Today, I was walking around the gym walking track and was thinking about how different my view of giving and caring happens to be from so many others and society at large. That is what makes this a Dark Chronicles post. It had to occur to me randomly, because it is not something that I would normally think. I was just thinking of some of the "giving" I see by some organizations and government bodies and more that come with strings and conditions.
I mean.. I get it. I understand why people that are investing would want to make sure their investment is sound and that they would get something worthwhile in return for their investments. That is smart financial planning. I just don't see giving as investing. I am not looking to gain or a return. I don't give with a plan by the recipient on how they will be paying me back, because I am not expecting that they will EVER be paying me back. I don't give to get something.. financial or otherwise.
Indeed, it is very similar in fact to what conditions that I will face in my own life, upon giving. There is a reason why I have made a lot of money over the years and do not have it, now.... very often it was given to others in need without the intent for it to come back to me, simply because they needed it. That was all that I needed to know. The result of my life or the chance turns of negative that happens does not ever make me think... I shouldn't have given that to them. I would not withdraw one dollar spent, one effort given, or one minute of compassion shown to anyone in my past. They needed it. That is all that I needed to know.

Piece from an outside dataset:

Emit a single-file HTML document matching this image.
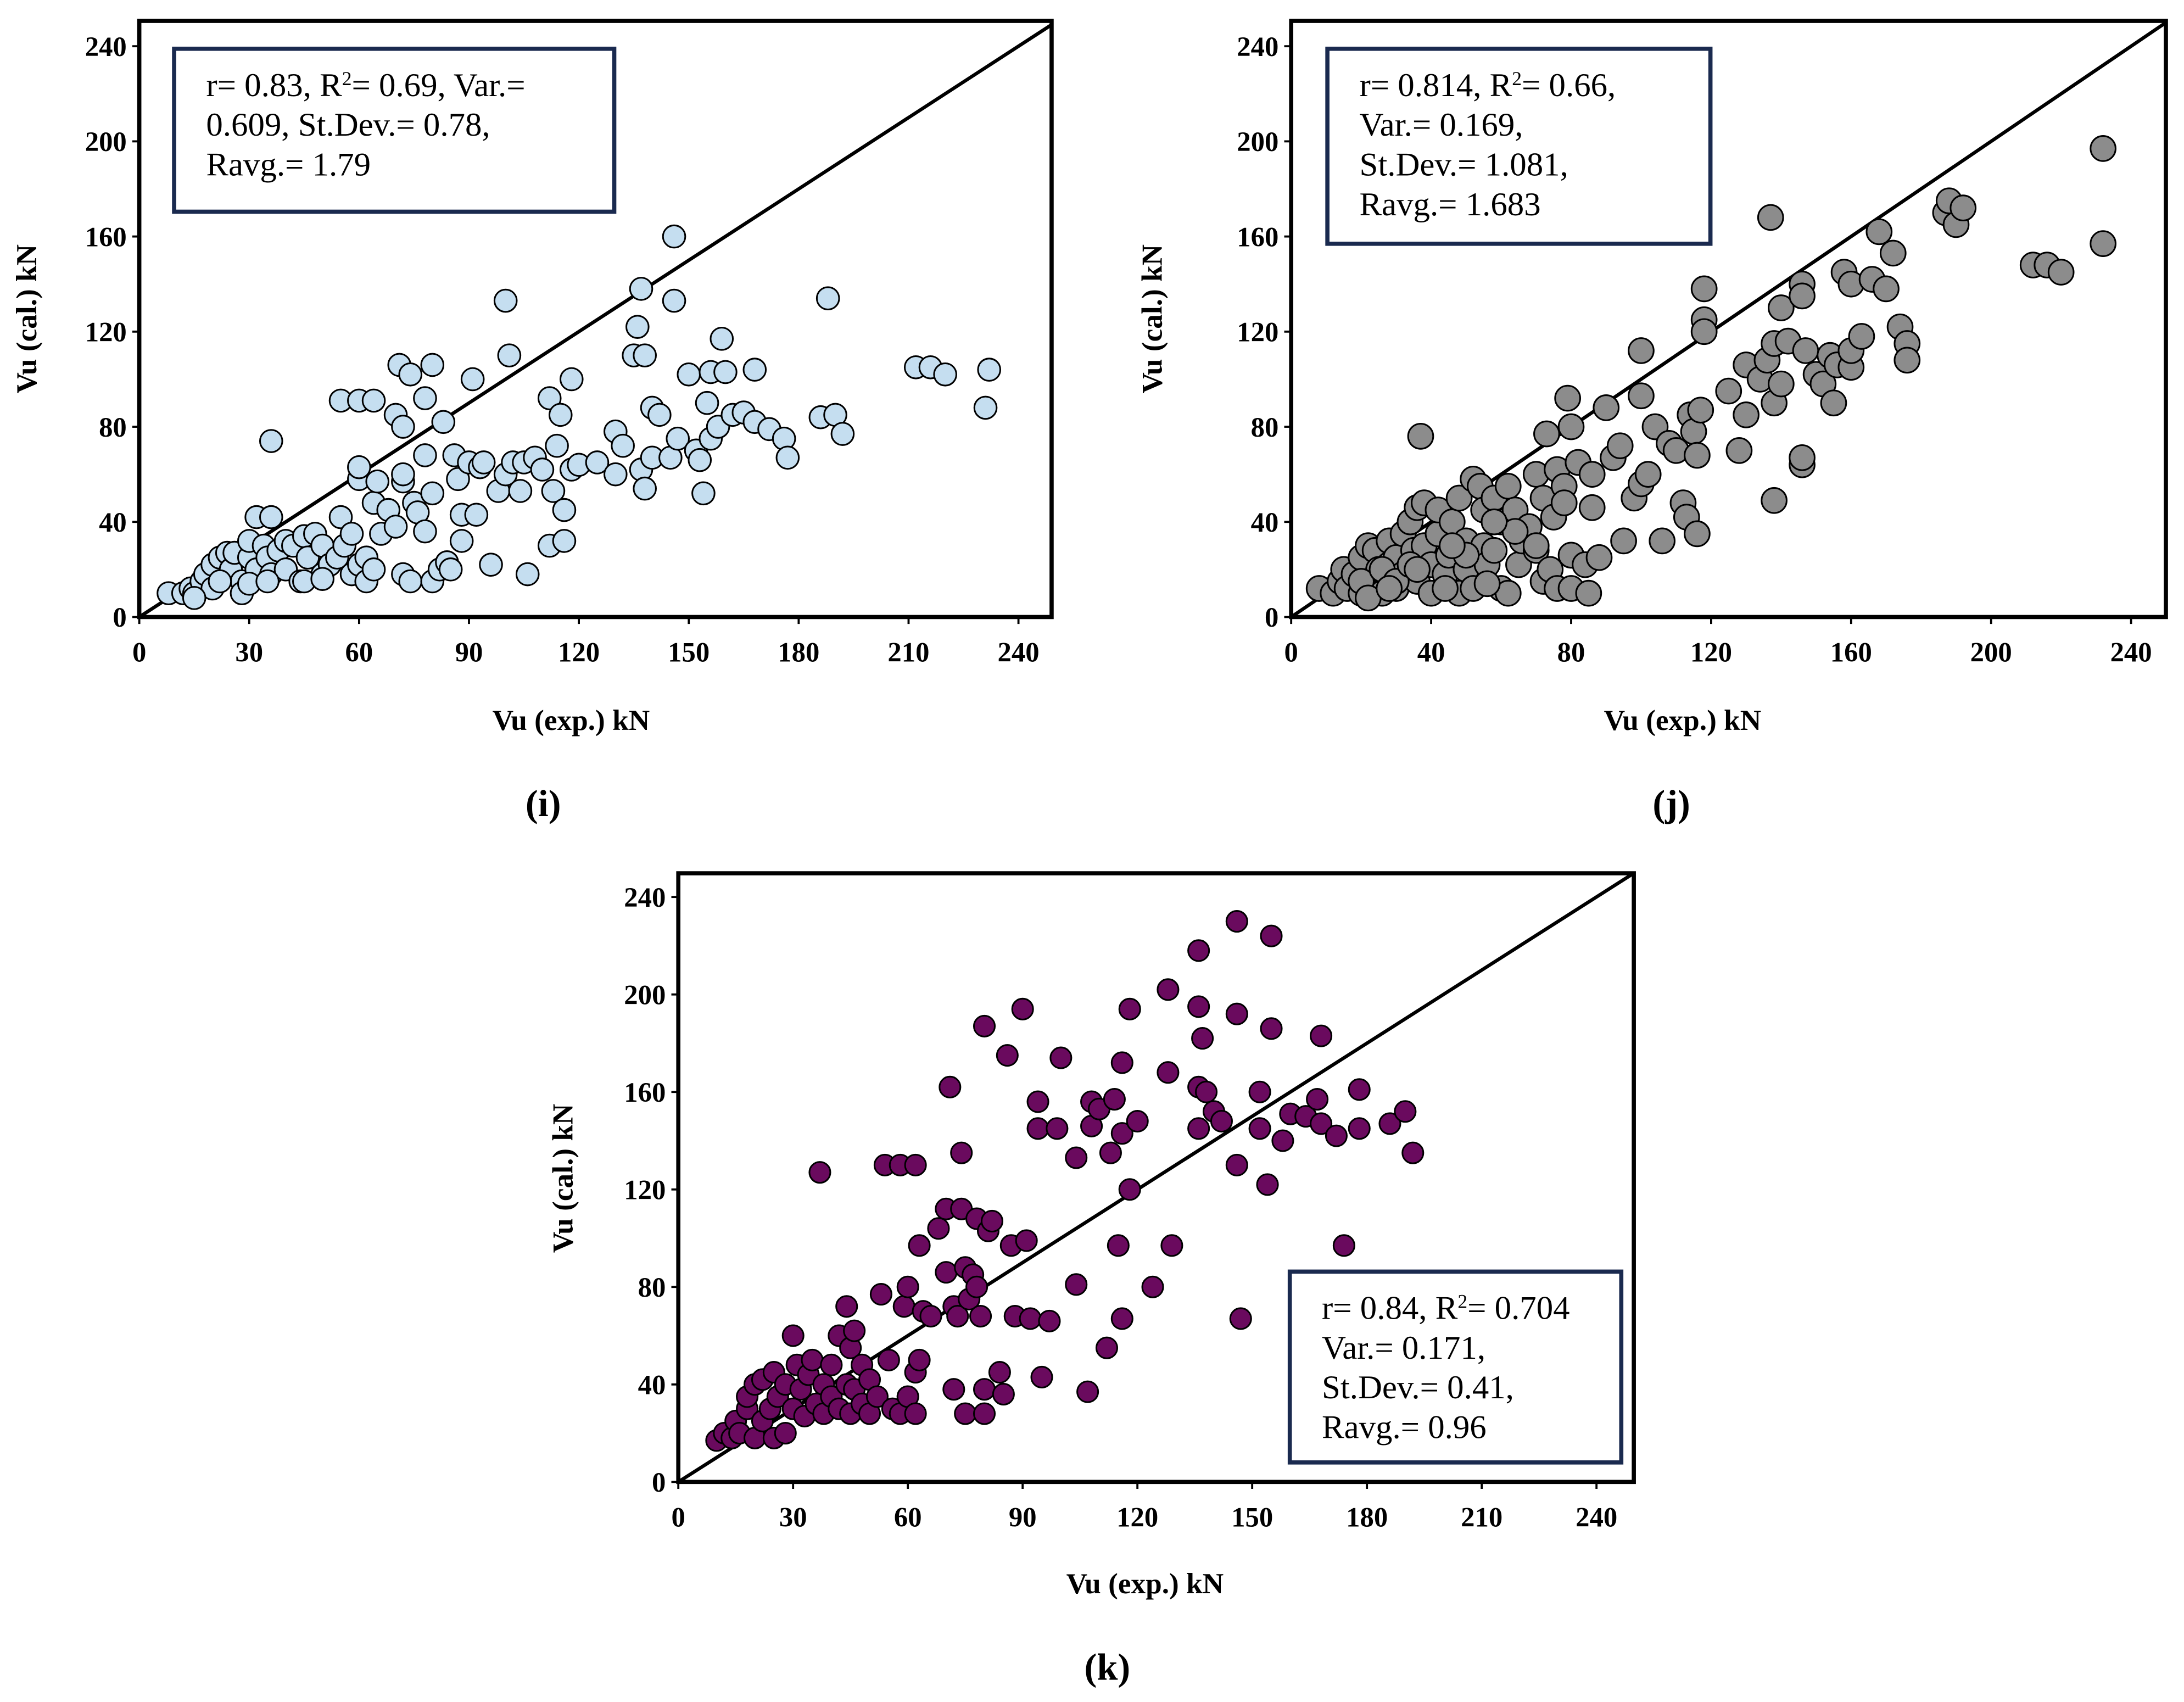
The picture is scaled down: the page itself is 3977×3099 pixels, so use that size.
<!DOCTYPE html>
<html><head><meta charset="utf-8"><style>
html,body{margin:0;padding:0;background:#fff;}
svg{display:block;}
text{font-family:"Liberation Serif",serif;fill:#000;}
.tick{font-size:20px;font-weight:bold;}
.title{font-size:21px;font-weight:bold;}
.stat{font-size:24px;}
.cap{font-size:27px;font-weight:bold;}
</style></head><body>
<svg id="fig" width="3977" height="3099" viewBox="0 0 1568 1222" preserveAspectRatio="none" xmlns="http://www.w3.org/2000/svg"></svg>
<script>
// ---- Chart data (Vu exp, Vu cal in kN) ----
const iExp=[8,12,14,15,17,18,20,20,22,24,25,26,28,28,30,30,32,32,34,35,36,36,38,40,40,42,44,45,46,48,50,50,52,54,55,56,58,58,60,60,60,62,62,64,64,65,66,68,70,70,71,72,72,72,74,74,75,76,78,78,78,80,80,80,82,83,84,85,86,87,88,88,90,91,92,93,94,96,98,100,100,101,102,104,105,106,108,110,112,112,113,114,115,116,116,118,118,120,125,130,130,132,135,136,137,137,138,138,140,140,142,145,146,146,147,150,152,153,154,155,156,156,158,159,160,162,165,168,168,172,176,177,186,188,190,192,212,216,220,232,231,36,55,60,64,30,35,22,15,45,50,72];
const iCal=[10,10,12,10,15,18,22,12,25,27,20,27,15,10,25,32,20,42,30,25,42,18,28,20,32,30,15,34,25,35,30,18,22,25,42,30,18,35,22,58,63,15,25,20,48,57,35,45,38,85,106,18,80,57,102,15,48,44,68,92,36,106,15,52,20,82,23,20,68,58,32,43,65,100,43,63,65,22,53,60,133,110,65,53,65,18,67,62,30,92,53,72,85,45,32,62,100,64,65,60,78,72,110,122,62,138,54,110,88,67,85,67,160,133,75,102,70,66,52,90,103,75,80,117,103,85,86,104,82,79,75,67,84,134,85,77,105,105,102,104,88,74,91,91,91,14,15,15,8,15,16,60];
const jExp=[8,12,14,15,16,18,20,20,22,24,24,25,26,28,28,30,30,32,32,34,35,36,36,37,38,38,40,40,42,42,44,45,46,48,48,50,50,52,52,54,55,55,56,58,58,60,60,62,62,64,65,66,68,70,70,72,72,73,74,75,76,76,78,78,79,80,80,80,82,84,85,86,86,88,90,92,94,95,98,100,100,100,102,104,106,108,110,112,113,114,115,116,116,117,118,118,118,125,128,130,130,134,136,137,138,138,138,140,140,142,146,146,146,146,147,150,152,154,155,156,158,160,160,160,163,166,168,170,172,174,176,176,187,188,190,192,212,216,220,232,232,20,26,30,34,44,50,56,64,70,22,28,36,46,58];
const jCal=[12,10,15,20,12,18,10,25,30,14,28,20,10,22,32,12,25,35,18,40,28,15,46,76,48,30,22,10,35,45,18,26,40,50,10,20,32,58,12,55,30,45,22,28,50,12,40,10,55,45,22,32,38,28,60,15,50,77,20,42,12,62,55,48,92,26,80,12,65,22,10,60,46,25,88,67,72,32,50,56,112,93,60,80,32,73,70,48,42,85,78,68,35,87,138,125,120,95,70,106,85,100,108,168,90,49,115,98,130,116,140,135,64,67,112,102,98,110,90,106,145,140,105,112,118,142,162,138,153,122,115,108,170,175,165,172,148,148,145,197,157,15,20,15,22,12,26,14,36,30,8,12,20,30,40];
const kExp=[10,12,14,15,16,18,18,20,20,22,22,24,25,25,26,28,28,30,30,31,32,33,34,35,36,37,38,38,40,40,42,42,44,44,45,45,46,46,48,48,50,50,52,53,54,55,56,58,58,59,60,60,62,62,62,63,63,64,66,68,70,70,71,72,72,73,74,74,75,75,76,77,78,78,79,80,80,80,81,82,84,85,86,87,88,90,91,92,94,94,95,97,99,100,104,104,107,108,108,110,112,113,114,115,116,116,116,118,118,120,124,128,128,129,136,136,136,136,137,138,140,142,146,146,146,147,152,152,154,155,155,158,160,164,167,168,168,172,174,178,178,186,190,192];
const kCal=[17,20,18,25,20,30,35,18,40,25,42,30,45,18,35,20,40,30,60,48,38,27,44,50,32,127,40,28,35,48,60,30,72,40,28,55,62,38,48,32,28,42,35,77,130,50,30,130,28,72,80,35,130,28,45,97,50,70,68,104,112,86,162,72,38,68,135,112,88,28,75,85,108,80,68,187,28,38,103,107,45,36,175,97,68,194,99,67,145,156,43,66,145,174,81,133,37,156,146,153,55,135,157,97,172,143,67,120,194,148,80,202,168,97,218,195,162,145,182,160,152,148,230,130,192,67,160,145,122,224,186,140,151,150,157,183,147,142,97,161,145,147,152,135];
const iTicksX=[0,30,60,90,120,150,180,210,240];
const jTicksX=[0,40,80,120,160,200,240];
const kTicksX=[0,30,60,90,120,150,180,210,240];
const yTicks=[0,40,80,120,160,200,240];

const NS="http://www.w3.org/2000/svg";
const svg=document.getElementById('fig');
function mk(tag,attrs,parent){const e=document.createElementNS(NS,tag);for(const k in attrs)e.setAttribute(k,attrs[k]);(parent||svg).appendChild(e);return e;}

function chart(id,cfg,xs,ys,xt){
  const g=mk('g',{});
  
  
  const X=v=>cfg.x0+v*cfg.sx, Y=v=>cfg.y0-v*cfg.sy;
  const xmax=(cfg.right-cfg.x0)/cfg.sx, ymax=(cfg.y0-cfg.top)/cfg.sy;
  const m=Math.min(xmax,ymax);
  const diag=mk('line',{x1:X(0),y1:Y(0),x2:X(m),y2:Y(m),stroke:'#000','stroke-width':2.5},g);
  
  
  for(let i=0;i<xs.length;i++){
    const c=mk('circle',{cx:X(xs[i]),cy:Y(ys[i]),r:cfg.r,fill:cfg.color,stroke:'#000','stroke-width':1.2},g);
    
    
  }
  const fr=mk('rect',{x:cfg.x0,y:cfg.top,width:cfg.right-cfg.x0,height:cfg.y0-cfg.top,fill:'none',stroke:'#000','stroke-width':3},g);
  
  
  xt.forEach(v=>{
    mk('line',{x1:X(v),y1:cfg.y0,x2:X(v),y2:cfg.y0+5,stroke:'#000','stroke-width':1.5},g);
    const t=mk('text',{x:X(v),y:cfg.y0+32,'text-anchor':'middle',class:'tick'},g);t.textContent=v;
    
    
  });
  yTicks.forEach(v=>{
    mk('line',{x1:cfg.x0-5,y1:Y(v),x2:cfg.x0,y2:Y(v),stroke:'#000','stroke-width':1.5},g);
    const t=mk('text',{x:cfg.x0-9,y:Y(v)+7,'text-anchor':'end',class:'tick'},g);t.textContent=v;
    
    
  });
  const xtit=mk('text',{x:cfg.xtx,y:cfg.xty,'text-anchor':'middle',class:'title'},g);xtit.textContent='Vu (exp.) kN';
  
  
  const ytit=mk('text',{x:0,y:0,'text-anchor':'middle',class:'title',transform:`translate(${cfg.ytx},${cfg.yty}) rotate(-90)`},g);ytit.textContent='Vu (cal.) kN';
  
  
  const sb=mk('rect',{x:cfg.bx,y:cfg.by,width:cfg.bw,height:cfg.bh,fill:'#fff',stroke:'#1a2a4f','stroke-width':3},g);
  
  
  cfg.lines.forEach((L,i)=>{
    const t=mk('text',{x:cfg.bx+23,y:cfg.by+34+i*28.5,class:'stat'},g);t.innerHTML=L;
    
    
  });
  const cap=mk('text',{x:cfg.capx,y:cfg.capy,'text-anchor':'middle',class:'cap'},g);cap.textContent=cfg.cap;
  
  
}

chart('i',{x0:100,y0:443,sx:78.9/30,sy:68.3/40,right:755,top:15,r:8,color:'#c5def0',
  xtx:410,xty:524,ytx:26,yty:229,bx:125,by:35,bw:316,bh:117,capx:390,capy:586,cap:'(i)',
  lines:['r= 0.83, R<tspan baseline-shift="super" font-size="14">2</tspan>=  0.69, Var.=','0.609, St.Dev.= 0.78,','Ravg.= 1.79']},iExp,iCal,iTicksX);
chart('j',{x0:927,y0:443,sx:100.5/40,sy:68.3/40,right:1555,top:15,r:9,color:'#8c8c8c',
  xtx:1208,xty:524,ytx:834,yty:229,bx:953,by:35,bw:275,bh:140,capx:1200,capy:586,cap:'(j)',
  lines:['r= 0.814, R<tspan baseline-shift="super" font-size="14">2</tspan>= 0.66,','Var.= 0.169,','St.Dev.= 1.081,','Ravg.= 1.683']},jExp,jCal,jTicksX);
chart('k',{x0:487,y0:1064,sx:82.4/30,sy:70/40,right:1173,top:627,r:7.5,color:'#6a0a5e',
  xtx:822,xty:1144,ytx:411,yty:846,bx:926,by:913,bw:238,bh:137,capx:795,capy:1206,cap:'(k)',
  lines:['r= 0.84, R<tspan baseline-shift="super" font-size="14">2</tspan>= 0.704','Var.= 0.171,','St.Dev.= 0.41,','Ravg.= 0.96']},kExp,kCal,kTicksX);
</script>
</body></html>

As I reflected on that, I was thinking that I have often had a very wrong impression of the story of Job, which is the same wrong impression by almost every teacher that I have ever had teach me what the oldest book in the Bible means. In all of those lessons, the story goes like this. Job had a lot of possessions and connections. Then, the devil (at God's command) took away all of his things and people around him. The temptation was to curse God for having taken all of it away and to have less of a soft hard for others and for life. The assumption was that this was a hard thing to do, after losing so much.
And... I bought into that. I believed it would be hard to do, and I prayed that I would never be put to that test. And.. then.. over many years I have faced one trial or another of lost close connections, lost assets, and more. And... I give. I care. And... it's not actually hard to do. Because, my desire to give and to help others has nothing to do with the amount I have or the response I get. It is just because others needed it. It was never about investing for me, and I would challenge anyone that does expect a return to ask if they ever really gave their money or care to another at all, or did they just loan it for a bigger return.
So, that is the question that I will leave you to ponder. I think the question will do more than my words can ever do for yourself or those around you in need.